At auto shops like autozone they do offer DIY steering wheel covers. When I was younger my brother had done one- looked pretty good too. You have to be able to sew though


----------



## mk13nb (Apr 19, 2005)

*Re: Steering wheel recovering??? (g60vwr)*

http://www.AGLAUSA.com They have the replacement leather already cut with the holespunched. It ain't cheap. I redid the mk1 wheel in my cabby using thier mk2 kit, so I had to some slight modifications. It took me about 5 hours total. It was well worth it IMHO.


----------



## rocconut (Feb 20, 2004)

*Re: Steering wheel recovering??? (mk13nb)*

It looks like they have some nice stuff.

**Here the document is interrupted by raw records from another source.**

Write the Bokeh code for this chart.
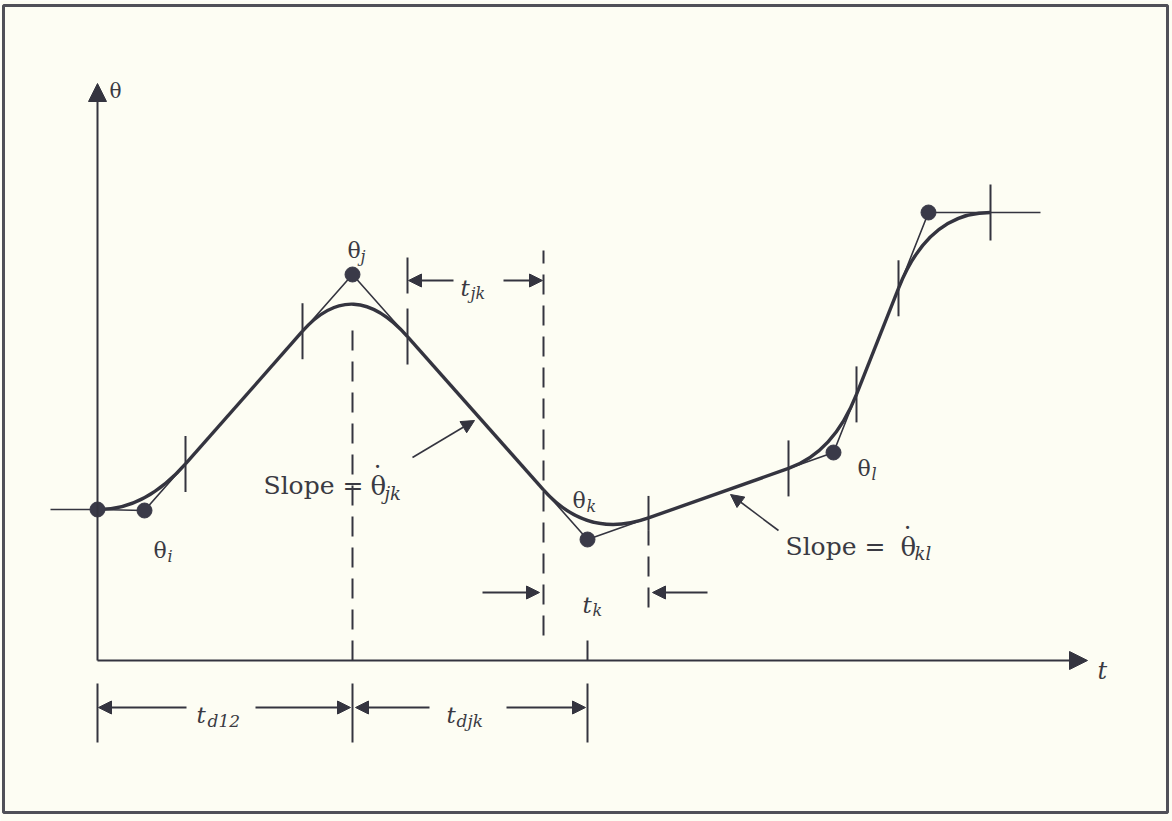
import numpy as np
from bokeh.plotting import figure
from bokeh.models import Range1d, Arrow, NormalHead
from bokeh.core.properties import value
from bokeh.embed import file_html
from bokeh.resources import INLINE

# ---- data (t, theta) ----
# knots: theta_1, theta_i, theta_j, theta_k, theta_l, theta_f, end of final hold
knot_t = [0, 47, 255, 490, 736, 831, 943]
knot_theta = [151, 150, 386, 121, 208, 448, 448]
lead_in_t = -47
# parabolic blend intervals around knots 1..5
blend_lo = [0, 205, 446, 691, 801]
blend_hi = [88, 310, 551, 759, 893]
# time marks
t_j, t_k_mark = 255, 490
t_k_start, t_k_end = 446, 551

INK = "#34343f"
TXT = "#3a3a42"
BG = "#fdfdf3"
FONT = value("DejaVu Serif")

p = figure(width=1172, height=821, x_range=Range1d(-97, 1075), y_range=Range1d(-161, 660),
           output_backend="svg", toolbar_location=None, min_border=0)
p.axis.visible = False
p.grid.visible = False
p.outline_line_color = None
p.background_fill_color = BG
p.border_fill_color = BG

# frame
p.quad(left=-94, right=1070, top=655, bottom=-152, fill_color=None, line_color="#505058", line_width=3)

kt = np.array(knot_t, float)
kth = np.array(knot_theta, float)
lo = np.array(blend_lo, float)
hi = np.array(blend_hi, float)
lo_th = np.interp(lo, kt, kth)
hi_th = np.interp(hi, kt, kth)

# thin straight-line path through the via points
p.line([lead_in_t] + knot_t, [knot_theta[0]] + knot_theta, line_color=INK, line_width=1.6)

# thick blended trajectory: parabolic blends + linear segments
p.quadratic(x0=lo, y0=lo_th, x1=hi, y1=hi_th, cx=kt[1:6], cy=kth[1:6],
            line_color=INK, line_width=3.4)
p.segment(x0=hi[:-1], y0=hi_th[:-1], x1=lo[1:], y1=lo_th[1:], line_color=INK, line_width=3.4)

# via point dots
p.scatter(knot_t[:6], knot_theta[:6], size=15, fill_color="#3a3a48", line_color="#3a3a48")

# blend tick marks
tick_t = [88, 205, 310, 691, 759, 801, 893]
tick_c = np.interp(tick_t, kt, kth)
p.segment(x0=tick_t, y0=tick_c - 28, x1=tick_t, y1=tick_c + 28, line_color=INK, line_width=2)
# tick at end of blend k (solid part)
ck = np.interp(t_k_end, kt, kth)
p.segment(x0=[t_k_end], y0=[ck - 13], x1=[t_k_end], y1=[ck + 22], line_color=INK, line_width=2)
# upper extension at t=310 for t_jk dimension
p.segment(x0=[310], y0=[367], x1=[310], y1=[403], line_color=INK, line_width=2)

# dashed guide lines
p.segment(x0=[t_j, t_k_start, t_k_end], y0=[0, 25, 53], x1=[t_j, t_k_start, t_k_end], y1=[340, 410, ck - 13],
          line_color=INK, line_width=2, line_dash="20 11")

# axis tick at t_k and bottom dimension ticks
p.segment(x0=[t_k_mark], y0=[0], x1=[t_k_mark], y1=[20], line_color=INK, line_width=2)
p.segment(x0=[0, t_j, t_k_mark], y0=[-23] * 3, x1=[0, t_j, t_k_mark], y1=[-82] * 3,
          line_color=INK, line_width=2)

def arrow(x0, y0, x1, y1, size=13, lw=2):
    p.add_layout(Arrow(x_start=x0, y_start=y0, x_end=x1, y_end=y1, line_color=INK, line_width=lw,
                       end=NormalHead(size=size, fill_color=INK, line_color=INK)))

# axes
arrow(0, 0, 0, 577, size=18, lw=2)
arrow(0, 0, 990, 0, size=18, lw=2)

# dimension arrows
arrow(356, 380, 311, 380)
arrow(406, 380, 445, 380)
arrow(385, 68, 442, 68)
arrow(610, 68, 555, 68)
arrow(89, -47, 1, -47)
arrow(158, -47, 253, -47)
arrow(332, -47, 258, -47)
arrow(409, -47, 488, -47)
# slope pointers
arrow(315, 203, 377, 240, lw=1.6)
arrow(681, 130, 633, 166, lw=1.6)

def txt(x, y, s, size, style="normal", align="left"):
    p.text(x=[x], y=[y], text=[s], text_font=FONT, text_font_size=f"{size}px",
           text_font_style=style, text_color=TXT, text_align=align, text_baseline="alphabetic")

# axis labels
txt(12, 570, "θ", 20)
txt(1000, -10, "t", 24, "italic")

# via point labels
txt(250, 410, "θ", 22); txt(263, 404, "j", 16, "italic")
txt(56, 110, "θ", 22); txt(70, 104, "i", 16, "italic")
txt(475, 160, "θ", 22); txt(489, 154, "k", 16, "italic")
txt(760, 192, "θ", 22); txt(774, 186, "l", 16, "italic")

# slope labels (theta with a dot above, i.e. a velocity)
txt(166, 175, "Slope =", 25)
txt(273, 175, "θ", 26)
txt(280, 202, ".", 24, align="center")
txt(287, 167, "jk", 18, "italic")

txt(688, 114, "Slope =", 25)
txt(803, 114, "θ", 26)
txt(810, 141, ".", 24, align="center")
txt(817, 107, "kl", 18, "italic")

# interval labels
txt(363, 373, "t", 23, "italic"); txt(373, 367, "jk", 16, "italic")
txt(485, 56, "t", 23, "italic"); txt(495, 50, "k", 16, "italic")
txt(99, -54, "t", 23, "italic"); txt(110, -60, "d12", 17, "italic")
txt(349, -54, "t", 23, "italic"); txt(359, -60, "djk", 17, "italic")

open("out.html", "w").write(file_html(p, INLINE))
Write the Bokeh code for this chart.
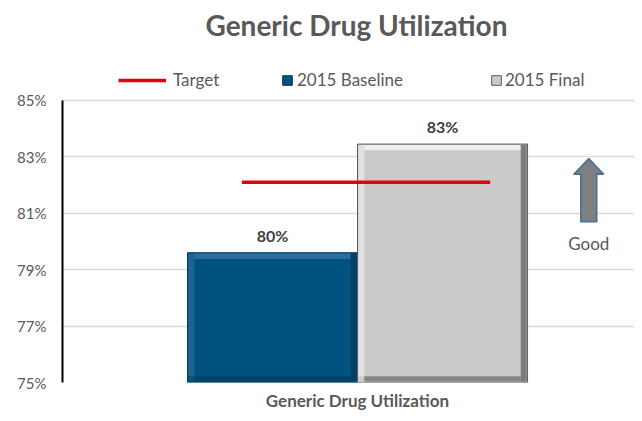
from bokeh.plotting import figure
from bokeh.models import (Range1d, FixedTicker, Legend, LegendItem)
from bokeh.core.properties import value
from bokeh.embed import file_html
from bokeh.resources import INLINE

# ---- data ----
category = "Generic Drug Utilization"
series = ["2015 Baseline", "2015 Final"]
series_values = [79.6, 83.45]
series_labels = ["80%", "83%"]
target_label = "Target"
target_value = 82.1
y_ticks = [75, 77, 79, 81, 83, 85]
y_tick_labels = ["75%", "77%", "79%", "81%", "83%", "85%"]
good_label = "Good"
arrow_from, arrow_to = 80.70, 82.94
good_label_y = 79.93

# ---- layout / style constants ----
offsets = [-0.5, 0.5]
bar_width = 1.0
colors = ["#02527f", "#cacaca"]
hi_colors = ["#2d6f9c", "#efefef"]
dark_colors = ["#00395c", "#5a5a5a"]
target_span = [-0.68, 0.78]
arrow_x = 1.36
shaft_half = 0.047
head_half = 0.088
head_len = 0.56
FONT = "Lato"
TXT = "#595959"
y_top = 86.908

p = figure(width=634, height=413, output_backend="svg", toolbar_location=None,
           x_range=Range1d(-1.735, 1.629), y_range=Range1d(y_ticks[0], y_top),
           min_border_left=62, min_border_right=0, min_border_top=45,
           min_border_bottom=31, title=category)
p.outline_line_color = None
p.background_fill_color = "white"

# title
p.title.align = "left"
p.title.offset = 143
p.title.text_font = FONT
p.title.text_font_size = "28px"
p.title.text_font_style = "bold"
p.title.text_color = TXT
p.title.standoff = 10

# y axis
p.yaxis.ticker = FixedTicker(ticks=y_ticks)
p.yaxis.bounds = (y_ticks[0], y_ticks[-1])
p.yaxis.major_label_overrides = {t: l for t, l in zip(y_ticks, y_tick_labels)}
p.yaxis.major_label_text_font = FONT
p.yaxis.major_label_text_font_size = "15px"
p.yaxis.major_label_text_color = TXT
p.yaxis.axis_line_color = "#000000"
p.yaxis.axis_line_width = 2
p.yaxis.major_tick_line_color = None
p.yaxis.major_tick_out = 0
p.yaxis.major_tick_in = 0
p.yaxis.minor_tick_line_color = None
p.yaxis.major_label_standoff = 16

# x axis
p.xaxis.ticker = FixedTicker(ticks=[0])
p.xaxis.major_label_overrides = {0: category}
p.xaxis.major_label_text_font = FONT
p.xaxis.major_label_text_font_size = "17px"
p.xaxis.major_label_text_font_style = "bold"
p.xaxis.major_label_text_color = TXT
p.xaxis.axis_line_color = None
p.xaxis.major_tick_line_color = None
p.xaxis.major_tick_out = 0
p.xaxis.major_tick_in = 0
p.xaxis.minor_tick_line_color = None
p.xaxis.major_label_standoff = 7

p.xgrid.grid_line_color = None
p.ygrid.ticker = FixedTicker(ticks=y_ticks)
p.ygrid.grid_line_color = "#d9d9d9"
p.ygrid.grid_line_width = 1.5

# bars with bevel
bar_renderers = []
bev_y = 0.22
bev_x = 0.04
for i in range(2):
    x = offsets[i]
    v = series_values[i]
    r = p.vbar(x=[x], top=[v], bottom=[y_ticks[0]], width=bar_width,
               fill_color=colors[i], line_color=dark_colors[i], line_width=1)
    bar_renderers.append(r)
    l, rr = x - bar_width / 2, x + bar_width / 2
    p.quad(left=[l + bev_x], right=[rr - bev_x], top=[v - 0.03], bottom=[v - bev_y],
           fill_color=hi_colors[i], line_color=None)
    p.quad(left=[l + 0.005], right=[l + bev_x], top=[v - 0.03], bottom=[y_ticks[0] + bev_y],
           fill_color=hi_colors[i], line_color=None, fill_alpha=0.6)
    p.quad(left=[rr - bev_x], right=[rr - 0.005], top=[v - 0.03], bottom=[y_ticks[0] + 0.03],
           fill_color=dark_colors[i], line_color=None, fill_alpha=0.7)
    p.quad(left=[l + bev_x], right=[rr - bev_x], top=[y_ticks[0] + bev_y], bottom=[y_ticks[0] + 0.03],
           fill_color=dark_colors[i], line_color=None, fill_alpha=0.6)

# value labels
p.text(x=offsets, y=series_values, text=series_labels, text_align="center",
       text_baseline="bottom", y_offset=-8, text_font=value(FONT),
       text_font_size="16px", text_font_style="bold", text_color="#404040")

# target line
tline = p.line(x=target_span, y=[target_value, target_value], line_color="#e3000f",
               line_width=3.5)

# "Good" arrow
ax = arrow_x
hb = arrow_to - head_len
p.patch(x=[ax - shaft_half, ax - shaft_half, ax - head_half, ax, ax + head_half,
           ax + shaft_half, ax + shaft_half],
        y=[arrow_from, hb, hb, arrow_to, hb, hb, arrow_from],
        fill_color="#7f7f7f", line_color="#41719c", line_width=1.5)
p.text(x=[arrow_x], y=[good_label_y], text=[good_label], text_align="center",
       text_baseline="middle", text_font=value(FONT), text_font_size="17px",
       text_color=TXT)

# legends (inside the frame, above the 85% line)
def mk_legend(label, rend, loc, gw, gh, standoff):
    lg = Legend(items=[LegendItem(label=label, renderers=[rend])], location=loc,
                orientation="horizontal", glyph_width=gw, glyph_height=gh,
                label_height=gh, label_standoff=standoff, padding=0, margin=0,
                border_line_color=None, background_fill_alpha=0,
                label_text_font=FONT, label_text_font_size="17px",
                label_text_color=TXT, label_text_baseline="middle")
    p.add_layout(lg, "center")

mk_legend(target_label, tline, (56, 292), 48, 12, 7)
mk_legend(series[0], bar_renderers[0], (219, 292), 12, 12, 4)
mk_legend(series[1], bar_renderers[1], (428, 292), 12, 12, 3)

open("out.html", "w").write(file_html(p, INLINE))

Thanks for the link.


----------



## mk13nb (Apr 19, 2005)

*Re: Steering wheel recovering??? (rocconut)*

Look how the original cover was attached from the factory. For me, the directions included with the leather from ALGA did not match the factory pattern. I didn’t want it to look like an aftermarket piece. So I sewed mine as follows.
I used 2 needles at once. Get some pretty big. Then don’t need to be sharp as the holes are already there. You just need something that you can grip and pull on. Using a long string (seems like I measured about five times the distance of the wheel where I was sewing), I started at a spoke with the thread on the inside. You use both needles at once going opposite of each other. Go out the holes and then vertical down to the next hole. Go into that hole and across under the leather to the opposite side. Come up through that hole. Repeat process of going down, in the hole, across under the leather, up through the next hole and then down again until you reach the next spoke. Pull the string tight on each stitch as you go, but don’t over do it. There has to be a little play for the next step. Below image “A” and “B” are shown separate for clarity. It is actually one thread as shown in “C”. Step “D” shows what the thread should look like at the end of this step. 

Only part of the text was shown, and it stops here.